Deterministic Assembly of Colloidal Quantum Dots for Multifunctional Integrated Photonics

Colloidal quantum dots (CQDs) are promising for photonic applications toward lasers, waveguides, and photodetectors. However, integration of high‐quality photonic elements into multifunctional devices is still restricted by optical losses stemming from the accumulation of defects and disorder in the solution process. Herein, a platform with a directional Laplace pressure is created for eliminating undesired pinning of liquid fronts in the solution process and boosting ordered assembly of CQDs into designable micro‐/nanostructures. The versatility and robustness of this method are demonstrated by deterministic patterning of CQDs with different components and photoluminescence spectra onto various substrates. On the basis of this platform, microring lasers with tunable emission modes, low‐loss waveguides, and their coupled structures have been reached for direct on‐chip generation and propagation of coherent light.

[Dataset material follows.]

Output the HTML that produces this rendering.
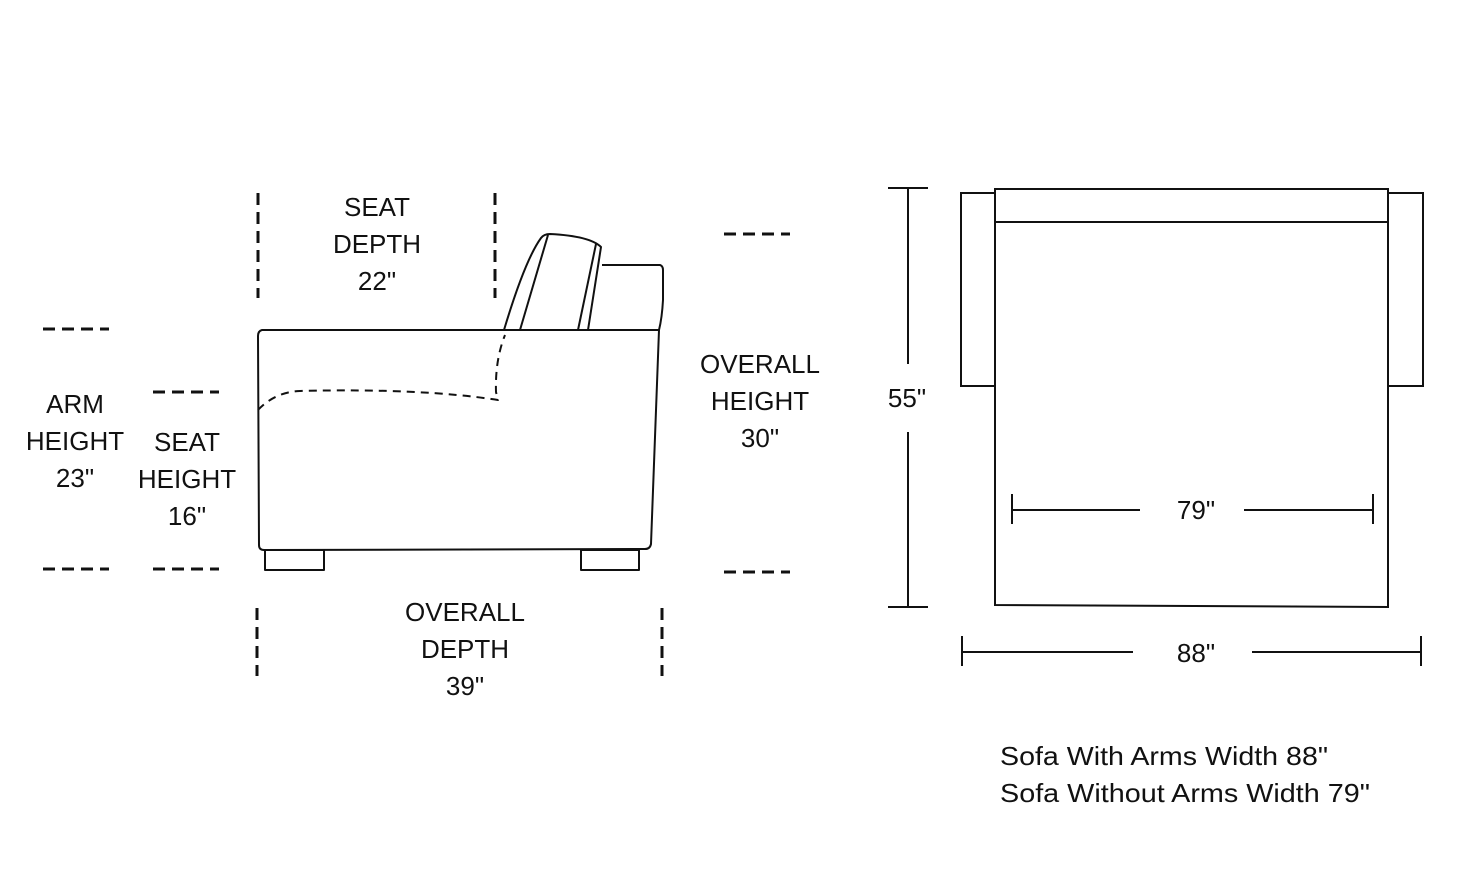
<!DOCTYPE html>
<html><head><meta charset="utf-8"><style>
html,body{margin:0;padding:0;background:#fff;}
svg{display:block;}
text{font-family:"Liberation Sans",sans-serif;font-size:26px;fill:#111;}
</style></head><body>
<svg width="1480" height="880" viewBox="0 0 1480 880" xmlns="http://www.w3.org/2000/svg">
<g fill="none" stroke="#111" stroke-width="2" stroke-linejoin="round">
  <!-- body -->
  <path d="M262,330 L659,330 L651,544 Q650,549 645,549 L264,550 Q259,550 259,545 L258,336 Q258,331 262,330 Z"/>
  <!-- legs -->
  <rect x="265" y="550" width="59" height="20"/>
  <rect x="581" y="550" width="58" height="20"/>
  <!-- back cushion -->
  <path d="M504,330 Q525,260 541,238 Q544,234 550,234 Q590,236 601,247 L588,330"/>
  <path d="M520,330 L548,235"/>
  <path d="M578,330 L596,244"/>
  <path d="M602,265 L660,265 Q663,266 663,270 L663,300 Q662,318 659,330"/>
  <!-- dashed seat -->
  <path d="M258,410 Q275,392 300,391 Q420,388 498,400 L496,392 Q495,360 505,335" stroke-dasharray="8,6"/>
</g>
<g stroke="#111" stroke-width="3" stroke-dasharray="12,7" fill="none">
  <line x1="258" y1="193" x2="258" y2="298"/>
  <line x1="495" y1="193" x2="495" y2="298"/>
  <line x1="257" y1="608" x2="257" y2="676"/>
  <line x1="662" y1="608" x2="662" y2="676"/>
  <line x1="43" y1="329" x2="109" y2="329"/>
  <line x1="43" y1="569" x2="109" y2="569"/>
  <line x1="153" y1="392" x2="219" y2="392"/>
  <line x1="153" y1="569" x2="219" y2="569"/>
  <line x1="724" y1="234" x2="790" y2="234"/>
  <line x1="724" y1="572" x2="790" y2="572"/>
</g>
<g text-anchor="middle">
  <text x="377" y="216">SEAT</text><text x="377" y="253">DEPTH</text><text x="377" y="290">22"</text>
  <text x="75" y="413">ARM</text><text x="75" y="450">HEIGHT</text><text x="75" y="487">23"</text>
  <text x="187" y="451">SEAT</text><text x="187" y="488">HEIGHT</text><text x="187" y="525">16"</text>
  <text x="760" y="373">OVERALL</text><text x="760" y="410">HEIGHT</text><text x="760" y="447">30"</text>
  <text x="465" y="621">OVERALL</text><text x="465" y="658">DEPTH</text><text x="465" y="695">39"</text>
  <text x="907" y="407">55"</text>
  <text x="1196" y="519">79"</text>
  <text x="1196" y="662">88"</text>
</g>
<g fill="none" stroke="#111" stroke-width="2">
  <path d="M995,189 L1388,189 L1388,607 L995,605 Z"/>
  <line x1="995" y1="222" x2="1388" y2="222"/>
  <rect x="961" y="193" width="34" height="193"/>
  <rect x="1388" y="193" width="35" height="193"/>
  <line x1="888" y1="188" x2="928" y2="188"/>
  <line x1="888" y1="607" x2="928" y2="607"/>
  <line x1="908" y1="188" x2="908" y2="364"/>
  <line x1="908" y1="432" x2="908" y2="607"/>
  <line x1="1012" y1="510" x2="1140" y2="510"/>
  <line x1="1244" y1="510" x2="1373" y2="510"/>
  <line x1="1012" y1="494" x2="1012" y2="524"/>
  <line x1="1373" y1="494" x2="1373" y2="524"/>
  <line x1="962" y1="652" x2="1133" y2="652"/>
  <line x1="1252" y1="652" x2="1421" y2="652"/>
  <line x1="962" y1="636" x2="962" y2="666"/>
  <line x1="1421" y1="636" x2="1421" y2="666"/>
</g>
<text x="1000" y="765" textLength="328" lengthAdjust="spacingAndGlyphs">Sofa With Arms Width 88"</text>
<text x="1000" y="802" textLength="370" lengthAdjust="spacingAndGlyphs">Sofa Without Arms Width 79"</text>
</svg>
</body></html>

A proof‐of‐concept demonstration of integrated circuits is also conducted by combining microcavity lasers with waveguides for encoding photonic outputs into information bits. Deterministic patterning of colloidal quantum dots into high‐quality micro‐/nanostructures is developed for the construction of multifunctional integrated photonic devices. Mode‐tunable microlasers and waveguides are coupled to direct on‐chip generation and propagation of coherent light, which permits a proof‐of‐concept demonstration of integrated photonic circuits for encoding photonic outputs into information bits.